» **Directive**
Search the data for the word "this" and copy every line where it occurs.

» **Input material**
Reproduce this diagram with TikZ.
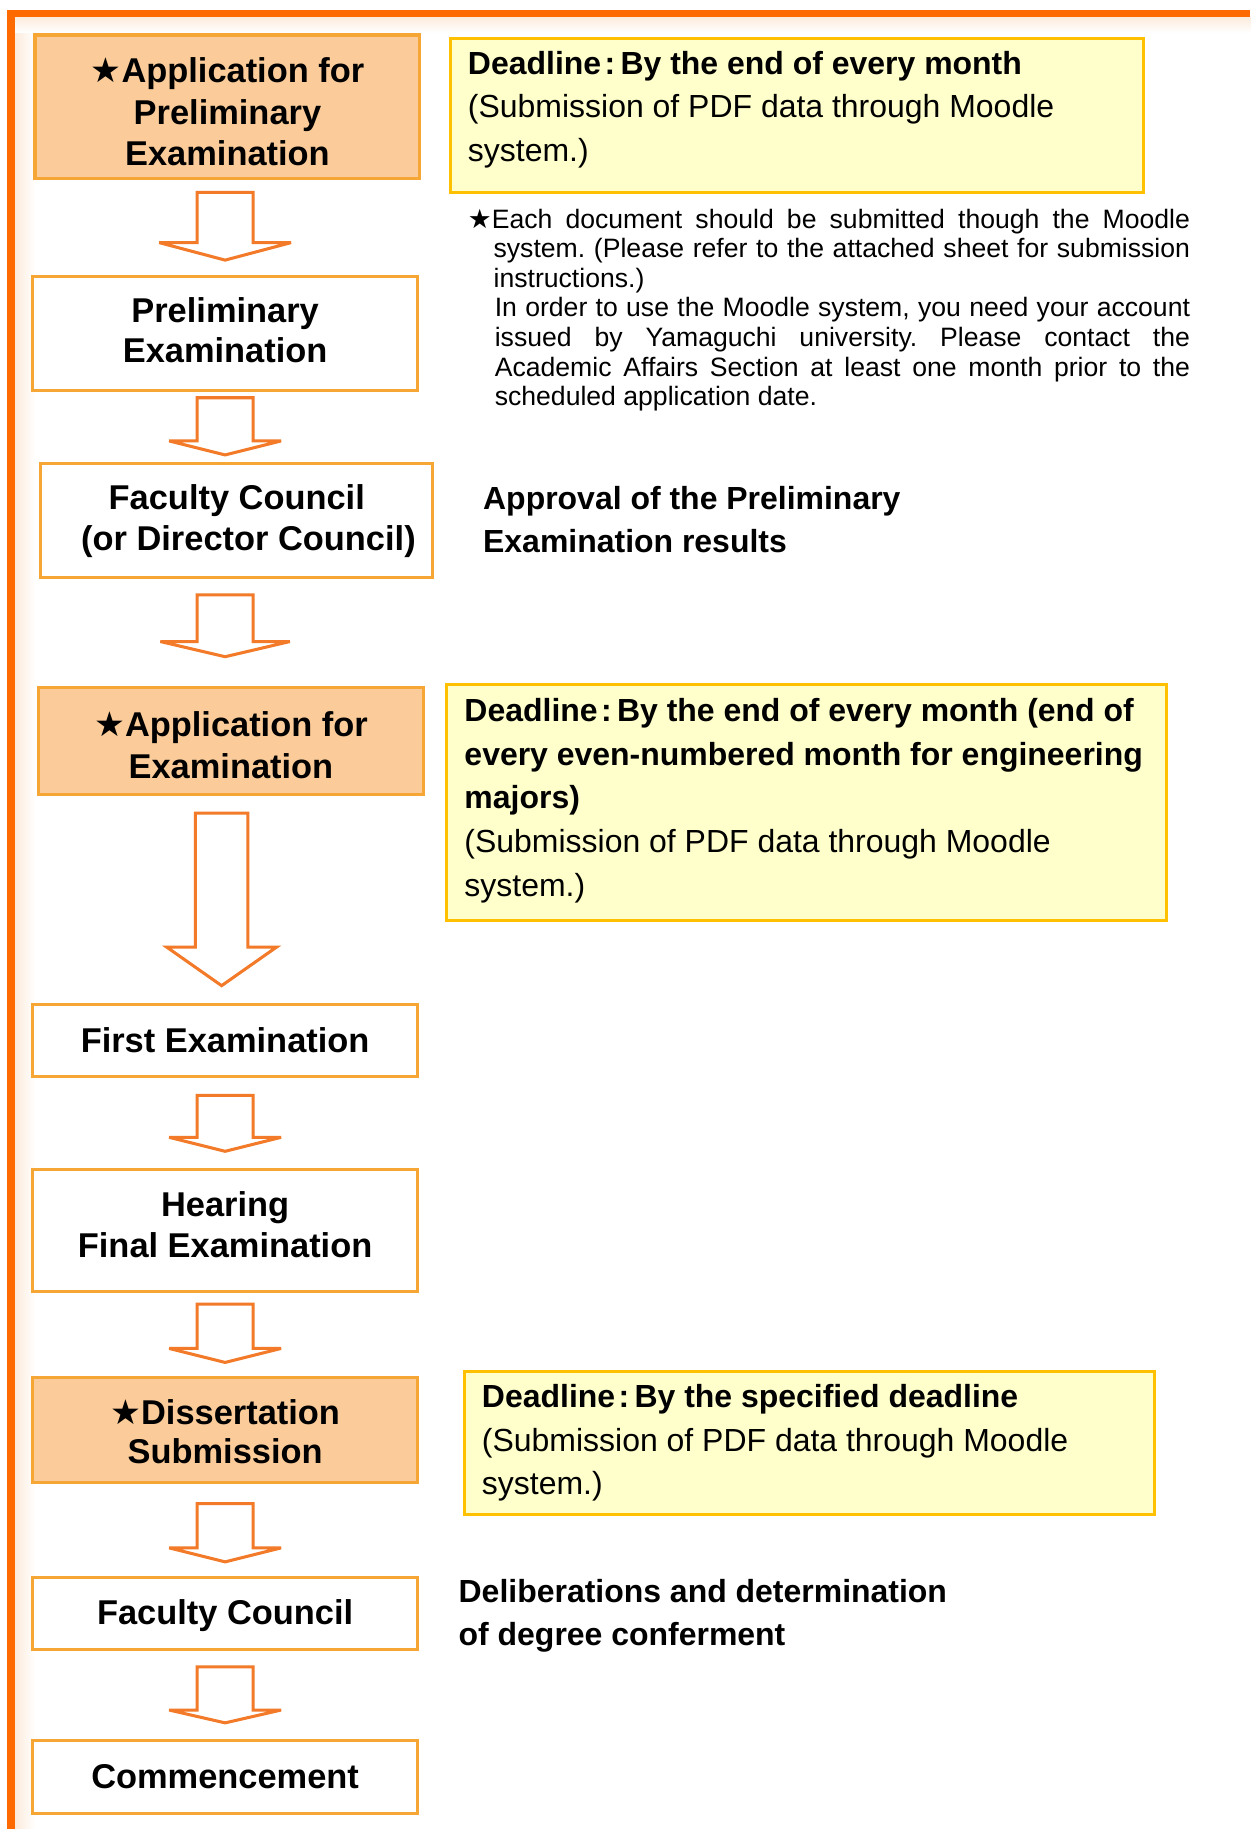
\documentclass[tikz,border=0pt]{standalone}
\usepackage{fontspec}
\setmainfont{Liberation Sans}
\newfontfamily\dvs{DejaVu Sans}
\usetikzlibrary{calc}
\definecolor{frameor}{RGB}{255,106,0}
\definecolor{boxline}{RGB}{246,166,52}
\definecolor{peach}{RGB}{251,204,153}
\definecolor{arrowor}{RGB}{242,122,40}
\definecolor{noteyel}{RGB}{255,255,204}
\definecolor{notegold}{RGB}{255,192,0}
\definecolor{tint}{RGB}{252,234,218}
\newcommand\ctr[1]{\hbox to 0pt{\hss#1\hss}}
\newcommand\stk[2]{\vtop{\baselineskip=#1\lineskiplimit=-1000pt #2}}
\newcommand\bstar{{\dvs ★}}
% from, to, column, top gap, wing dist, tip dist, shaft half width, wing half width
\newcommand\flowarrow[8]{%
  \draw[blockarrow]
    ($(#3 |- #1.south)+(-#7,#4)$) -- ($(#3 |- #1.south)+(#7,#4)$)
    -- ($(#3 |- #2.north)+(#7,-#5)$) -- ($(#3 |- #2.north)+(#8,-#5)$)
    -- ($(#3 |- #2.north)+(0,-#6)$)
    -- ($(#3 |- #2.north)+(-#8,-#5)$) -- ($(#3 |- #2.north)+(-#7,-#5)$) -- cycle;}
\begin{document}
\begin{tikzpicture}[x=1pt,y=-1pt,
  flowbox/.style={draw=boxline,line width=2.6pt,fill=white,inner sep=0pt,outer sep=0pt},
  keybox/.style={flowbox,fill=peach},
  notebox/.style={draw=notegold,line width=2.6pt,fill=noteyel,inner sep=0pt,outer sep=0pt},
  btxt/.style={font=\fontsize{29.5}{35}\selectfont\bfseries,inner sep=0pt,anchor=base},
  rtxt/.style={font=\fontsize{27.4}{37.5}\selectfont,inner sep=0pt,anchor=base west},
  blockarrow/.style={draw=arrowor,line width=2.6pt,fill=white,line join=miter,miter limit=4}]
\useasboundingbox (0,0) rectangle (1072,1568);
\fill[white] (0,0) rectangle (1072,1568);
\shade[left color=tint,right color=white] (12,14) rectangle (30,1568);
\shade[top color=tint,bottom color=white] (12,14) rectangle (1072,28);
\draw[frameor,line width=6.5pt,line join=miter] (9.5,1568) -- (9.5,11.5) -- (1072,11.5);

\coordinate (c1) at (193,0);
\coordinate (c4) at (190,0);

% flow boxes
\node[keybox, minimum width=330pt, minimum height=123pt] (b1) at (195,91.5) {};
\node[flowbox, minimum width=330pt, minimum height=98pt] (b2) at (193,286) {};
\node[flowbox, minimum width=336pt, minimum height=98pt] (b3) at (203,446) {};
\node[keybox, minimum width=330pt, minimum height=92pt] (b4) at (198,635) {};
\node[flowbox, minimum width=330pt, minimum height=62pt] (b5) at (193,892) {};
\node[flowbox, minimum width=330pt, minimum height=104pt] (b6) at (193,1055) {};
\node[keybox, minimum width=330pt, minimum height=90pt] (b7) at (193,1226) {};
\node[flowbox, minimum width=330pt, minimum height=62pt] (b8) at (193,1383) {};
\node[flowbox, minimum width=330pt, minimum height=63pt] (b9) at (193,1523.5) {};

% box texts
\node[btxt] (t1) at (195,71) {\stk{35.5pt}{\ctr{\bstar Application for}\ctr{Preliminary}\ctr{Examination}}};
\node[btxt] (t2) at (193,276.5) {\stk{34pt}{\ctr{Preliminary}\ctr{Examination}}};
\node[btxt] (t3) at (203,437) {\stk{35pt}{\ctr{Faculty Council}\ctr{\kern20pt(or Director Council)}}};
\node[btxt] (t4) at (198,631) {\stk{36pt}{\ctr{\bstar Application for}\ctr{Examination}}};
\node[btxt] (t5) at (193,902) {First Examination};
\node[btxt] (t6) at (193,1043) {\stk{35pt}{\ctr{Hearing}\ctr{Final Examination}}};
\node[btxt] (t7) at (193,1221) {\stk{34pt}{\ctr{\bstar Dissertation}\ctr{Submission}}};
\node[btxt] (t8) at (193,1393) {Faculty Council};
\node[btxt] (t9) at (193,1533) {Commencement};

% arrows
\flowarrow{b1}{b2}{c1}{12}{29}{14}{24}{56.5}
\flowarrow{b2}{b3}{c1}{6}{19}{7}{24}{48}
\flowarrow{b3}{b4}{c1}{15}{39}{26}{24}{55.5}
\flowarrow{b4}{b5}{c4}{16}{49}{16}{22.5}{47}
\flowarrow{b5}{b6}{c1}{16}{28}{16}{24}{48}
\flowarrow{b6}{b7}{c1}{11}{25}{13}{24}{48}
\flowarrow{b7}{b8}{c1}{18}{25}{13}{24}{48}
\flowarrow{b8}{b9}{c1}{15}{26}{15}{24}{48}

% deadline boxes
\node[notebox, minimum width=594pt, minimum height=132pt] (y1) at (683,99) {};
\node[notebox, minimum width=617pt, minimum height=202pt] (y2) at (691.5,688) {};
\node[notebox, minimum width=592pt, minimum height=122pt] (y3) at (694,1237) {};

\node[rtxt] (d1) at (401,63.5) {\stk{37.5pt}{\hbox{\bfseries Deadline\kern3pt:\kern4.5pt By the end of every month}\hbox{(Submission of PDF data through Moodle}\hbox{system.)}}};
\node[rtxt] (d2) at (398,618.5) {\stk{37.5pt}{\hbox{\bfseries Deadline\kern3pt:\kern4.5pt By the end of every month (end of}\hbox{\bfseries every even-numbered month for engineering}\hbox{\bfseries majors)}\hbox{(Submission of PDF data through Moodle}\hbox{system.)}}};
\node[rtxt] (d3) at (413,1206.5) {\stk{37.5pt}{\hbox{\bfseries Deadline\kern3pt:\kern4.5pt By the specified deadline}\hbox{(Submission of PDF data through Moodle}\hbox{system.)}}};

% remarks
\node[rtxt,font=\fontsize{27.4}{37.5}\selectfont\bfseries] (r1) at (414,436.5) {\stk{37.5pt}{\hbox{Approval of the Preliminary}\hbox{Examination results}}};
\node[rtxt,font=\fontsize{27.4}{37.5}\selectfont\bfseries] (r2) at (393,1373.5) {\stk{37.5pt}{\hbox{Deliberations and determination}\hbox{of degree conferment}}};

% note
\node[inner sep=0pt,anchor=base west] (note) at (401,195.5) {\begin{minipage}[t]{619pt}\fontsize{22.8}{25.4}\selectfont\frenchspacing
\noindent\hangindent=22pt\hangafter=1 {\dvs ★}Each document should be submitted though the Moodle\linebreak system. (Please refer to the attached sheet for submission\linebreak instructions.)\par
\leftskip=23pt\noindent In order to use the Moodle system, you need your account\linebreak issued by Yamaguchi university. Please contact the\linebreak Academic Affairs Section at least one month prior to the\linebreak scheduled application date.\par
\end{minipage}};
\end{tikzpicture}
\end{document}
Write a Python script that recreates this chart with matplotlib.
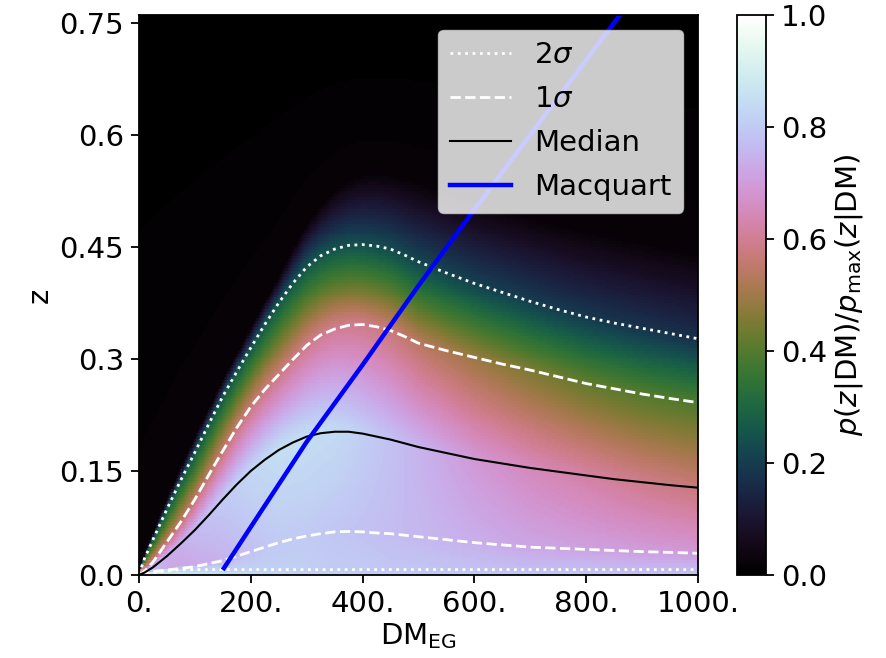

» **Solution**
Reproduce this diagram with TikZ.
Write a Python script that recreates this chart with matplotlib.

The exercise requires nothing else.